# WHAT THIS TASK INVOLVES
For this exercise, repeat all of the material verbatim apart from its images.

# DATA SEGMENT

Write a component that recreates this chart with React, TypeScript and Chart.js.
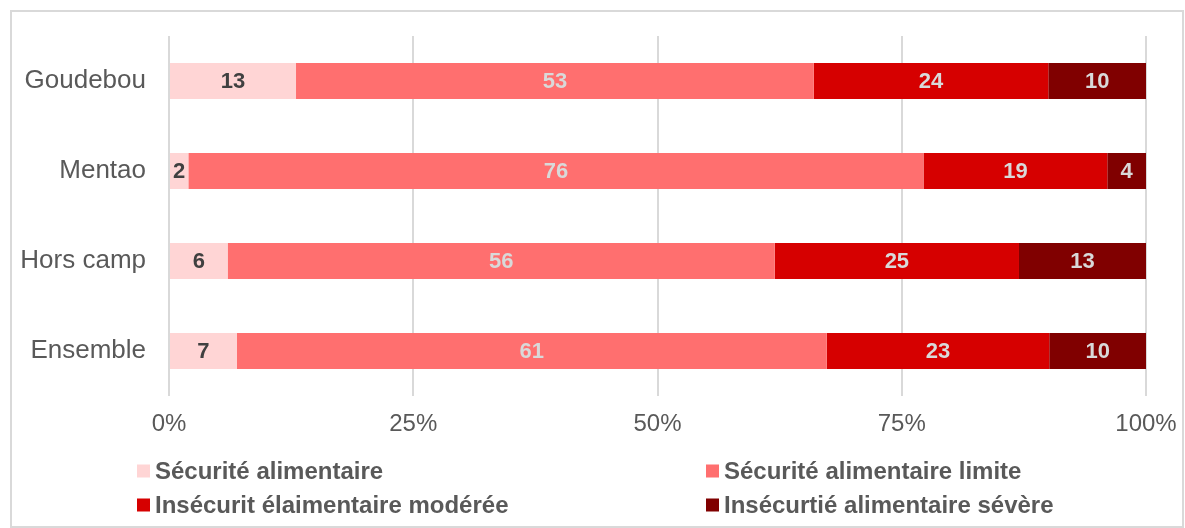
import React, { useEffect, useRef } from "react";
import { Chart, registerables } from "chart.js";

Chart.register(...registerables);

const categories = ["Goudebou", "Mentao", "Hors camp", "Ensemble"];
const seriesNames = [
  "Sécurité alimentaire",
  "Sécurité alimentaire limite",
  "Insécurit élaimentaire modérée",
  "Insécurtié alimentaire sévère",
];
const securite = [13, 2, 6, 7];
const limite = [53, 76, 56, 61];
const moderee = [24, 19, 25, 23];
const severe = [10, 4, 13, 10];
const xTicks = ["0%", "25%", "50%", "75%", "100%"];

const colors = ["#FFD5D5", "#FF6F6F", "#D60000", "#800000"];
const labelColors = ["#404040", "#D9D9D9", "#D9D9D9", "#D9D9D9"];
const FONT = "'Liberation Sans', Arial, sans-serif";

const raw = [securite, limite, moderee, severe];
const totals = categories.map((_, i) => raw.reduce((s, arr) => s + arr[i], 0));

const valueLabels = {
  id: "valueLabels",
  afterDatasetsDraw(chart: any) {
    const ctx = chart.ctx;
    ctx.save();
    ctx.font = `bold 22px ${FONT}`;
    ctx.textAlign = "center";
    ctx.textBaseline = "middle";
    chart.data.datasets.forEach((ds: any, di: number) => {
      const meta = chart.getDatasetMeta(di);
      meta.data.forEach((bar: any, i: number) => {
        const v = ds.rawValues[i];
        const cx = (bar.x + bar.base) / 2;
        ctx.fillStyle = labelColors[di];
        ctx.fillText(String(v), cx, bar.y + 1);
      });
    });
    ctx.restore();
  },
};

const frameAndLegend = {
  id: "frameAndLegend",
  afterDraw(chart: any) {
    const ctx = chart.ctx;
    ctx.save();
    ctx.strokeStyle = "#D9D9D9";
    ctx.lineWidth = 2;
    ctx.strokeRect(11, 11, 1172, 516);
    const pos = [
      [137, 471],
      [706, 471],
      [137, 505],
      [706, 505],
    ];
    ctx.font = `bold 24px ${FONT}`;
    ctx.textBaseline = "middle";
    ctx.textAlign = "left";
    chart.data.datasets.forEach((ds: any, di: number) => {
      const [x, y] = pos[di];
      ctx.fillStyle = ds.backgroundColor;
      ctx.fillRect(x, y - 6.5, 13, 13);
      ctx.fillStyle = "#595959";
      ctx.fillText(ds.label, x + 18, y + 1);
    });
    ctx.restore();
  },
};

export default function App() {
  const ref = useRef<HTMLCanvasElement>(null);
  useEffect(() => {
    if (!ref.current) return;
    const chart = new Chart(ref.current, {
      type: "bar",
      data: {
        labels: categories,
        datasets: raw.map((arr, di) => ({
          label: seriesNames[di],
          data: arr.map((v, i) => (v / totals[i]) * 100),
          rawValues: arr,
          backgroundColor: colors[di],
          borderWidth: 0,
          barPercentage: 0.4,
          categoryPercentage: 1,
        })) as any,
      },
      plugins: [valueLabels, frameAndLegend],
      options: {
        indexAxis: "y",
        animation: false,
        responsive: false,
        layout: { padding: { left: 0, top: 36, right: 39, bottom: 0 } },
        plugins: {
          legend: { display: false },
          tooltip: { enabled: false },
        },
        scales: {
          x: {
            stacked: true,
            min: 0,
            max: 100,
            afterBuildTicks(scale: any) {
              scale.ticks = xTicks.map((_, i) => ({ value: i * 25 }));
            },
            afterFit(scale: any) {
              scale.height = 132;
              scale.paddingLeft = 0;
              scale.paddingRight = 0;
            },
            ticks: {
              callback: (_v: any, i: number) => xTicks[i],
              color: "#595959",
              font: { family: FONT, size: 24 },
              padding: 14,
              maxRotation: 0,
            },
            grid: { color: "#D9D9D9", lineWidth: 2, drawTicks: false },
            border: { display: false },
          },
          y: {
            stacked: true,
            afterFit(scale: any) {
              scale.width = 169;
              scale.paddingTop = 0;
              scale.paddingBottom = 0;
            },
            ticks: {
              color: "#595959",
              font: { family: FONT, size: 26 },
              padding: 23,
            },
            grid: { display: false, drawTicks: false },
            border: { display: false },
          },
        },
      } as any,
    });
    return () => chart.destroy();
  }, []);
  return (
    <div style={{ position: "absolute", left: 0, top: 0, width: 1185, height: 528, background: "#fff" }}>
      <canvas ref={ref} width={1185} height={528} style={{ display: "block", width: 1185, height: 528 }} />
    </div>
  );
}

# EXPECTED ANSWER
Write a component that recreates this chart with React, TypeScript and Chart.js.
import React, { useEffect, useRef } from "react";
import { Chart, registerables } from "chart.js";

Chart.register(...registerables);

const categories = ["Goudebou", "Mentao", "Hors camp", "Ensemble"];
const seriesNames = [
  "Sécurité alimentaire",
  "Sécurité alimentaire limite",
  "Insécurit élaimentaire modérée",
  "Insécurtié alimentaire sévère",
];
const securite = [13, 2, 6, 7];
const limite = [53, 76, 56, 61];
const moderee = [24, 19, 25, 23];
const severe = [10, 4, 13, 10];
const xTicks = ["0%", "25%", "50%", "75%", "100%"];

const colors = ["#FFD5D5", "#FF6F6F", "#D60000", "#800000"];
const labelColors = ["#404040", "#D9D9D9", "#D9D9D9", "#D9D9D9"];
const FONT = "'Liberation Sans', Arial, sans-serif";

const raw = [securite, limite, moderee, severe];
const totals = categories.map((_, i) => raw.reduce((s, arr) => s + arr[i], 0));

const valueLabels = {
  id: "valueLabels",
  afterDatasetsDraw(chart: any) {
    const ctx = chart.ctx;
    ctx.save();
    ctx.font = `bold 22px ${FONT}`;
    ctx.textAlign = "center";
    ctx.textBaseline = "middle";
    chart.data.datasets.forEach((ds: any, di: number) => {
      const meta = chart.getDatasetMeta(di);
      meta.data.forEach((bar: any, i: number) => {
        const v = ds.rawValues[i];
        const cx = (bar.x + bar.base) / 2;
        ctx.fillStyle = labelColors[di];
        ctx.fillText(String(v), cx, bar.y + 1);
      });
    });
    ctx.restore();
  },
};

const frameAndLegend = {
  id: "frameAndLegend",
  afterDraw(chart: any) {
    const ctx = chart.ctx;
    ctx.save();
    ctx.strokeStyle = "#D9D9D9";
    ctx.lineWidth = 2;
    ctx.strokeRect(11, 11, 1172, 516);
    const pos = [
      [137, 471],
      [706, 471],
      [137, 505],
      [706, 505],
    ];
    ctx.font = `bold 24px ${FONT}`;
    ctx.textBaseline = "middle";
    ctx.textAlign = "left";
    chart.data.datasets.forEach((ds: any, di: number) => {
      const [x, y] = pos[di];
      ctx.fillStyle = ds.backgroundColor;
      ctx.fillRect(x, y - 6.5, 13, 13);
      ctx.fillStyle = "#595959";
      ctx.fillText(ds.label, x + 18, y + 1);
    });
    ctx.restore();
  },
};

export default function App() {
  const ref = useRef<HTMLCanvasElement>(null);
  useEffect(() => {
    if (!ref.current) return;
    const chart = new Chart(ref.current, {
      type: "bar",
      data: {
        labels: categories,
        datasets: raw.map((arr, di) => ({
          label: seriesNames[di],
          data: arr.map((v, i) => (v / totals[i]) * 100),
          rawValues: arr,
          backgroundColor: colors[di],
          borderWidth: 0,
          barPercentage: 0.4,
          categoryPercentage: 1,
        })) as any,
      },
      plugins: [valueLabels, frameAndLegend],
      options: {
        indexAxis: "y",
        animation: false,
        responsive: false,
        layout: { padding: { left: 0, top: 36, right: 39, bottom: 0 } },
        plugins: {
          legend: { display: false },
          tooltip: { enabled: false },
        },
        scales: {
          x: {
            stacked: true,
            min: 0,
            max: 100,
            afterBuildTicks(scale: any) {
              scale.ticks = xTicks.map((_, i) => ({ value: i * 25 }));
            },
            afterFit(scale: any) {
              scale.height = 132;
              scale.paddingLeft = 0;
              scale.paddingRight = 0;
            },
            ticks: {
              callback: (_v: any, i: number) => xTicks[i],
              color: "#595959",
              font: { family: FONT, size: 24 },
              padding: 14,
              maxRotation: 0,
            },
            grid: { color: "#D9D9D9", lineWidth: 2, drawTicks: false },
            border: { display: false },
          },
          y: {
            stacked: true,
            afterFit(scale: any) {
              scale.width = 169;
              scale.paddingTop = 0;
              scale.paddingBottom = 0;
            },
            ticks: {
              color: "#595959",
              font: { family: FONT, size: 26 },
              padding: 23,
            },
            grid: { display: false, drawTicks: false },
            border: { display: false },
          },
        },
      } as any,
    });
    return () => chart.destroy();
  }, []);
  return (
    <div style={{ position: "absolute", left: 0, top: 0, width: 1185, height: 528, background: "#fff" }}>
      <canvas ref={ref} width={1185} height={528} style={{ display: "block", width: 1185, height: 528 }} />
    </div>
  );
}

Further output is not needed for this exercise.